CHROとして、今後取り組んでいきたいことは何でしょうか。

「自由闊達」「挑戦と創造」という言葉は、当社が長い歴史を通じて育んできた価値観を言い表しています。「自由闊達」であるためには社員一人ひとりが自立したプロであること、そしてその多様な個を包摂し、存分な活躍を後押しする、よりインクルーシブな環境が必要です。また、「自由闊達」な土台の上にあってこそ、より複雑化する社会課題解決のための私たちの「挑戦と創造」が可能となるのです。

この2つの言葉で当社が言い表してきた価値観を、「人の三井」と評される人を大切にする組織風土とともに、グローバル・グループに力強く展開し、当社のさらなる成長につなげていくことが私のCHROとしてのミッションです。
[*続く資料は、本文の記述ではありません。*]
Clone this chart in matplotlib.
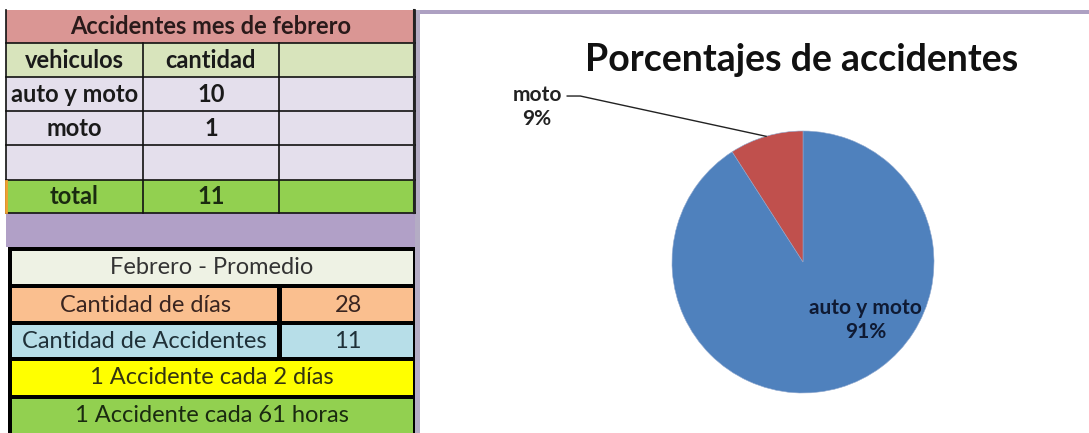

本統合報告書に加えて、当社の人材主義とも呼ばれる考え方とその実践について、幅広いステークホルダーの皆様に理解を深めていただくためのレポートを発行すべく準備を進めています。当社の人材育成への注力と企業価値の持続的な成長の好循環について、さまざまな実例をもって具体的な紹介を試みていますので、ぜひ一読をいただきたくお願いします。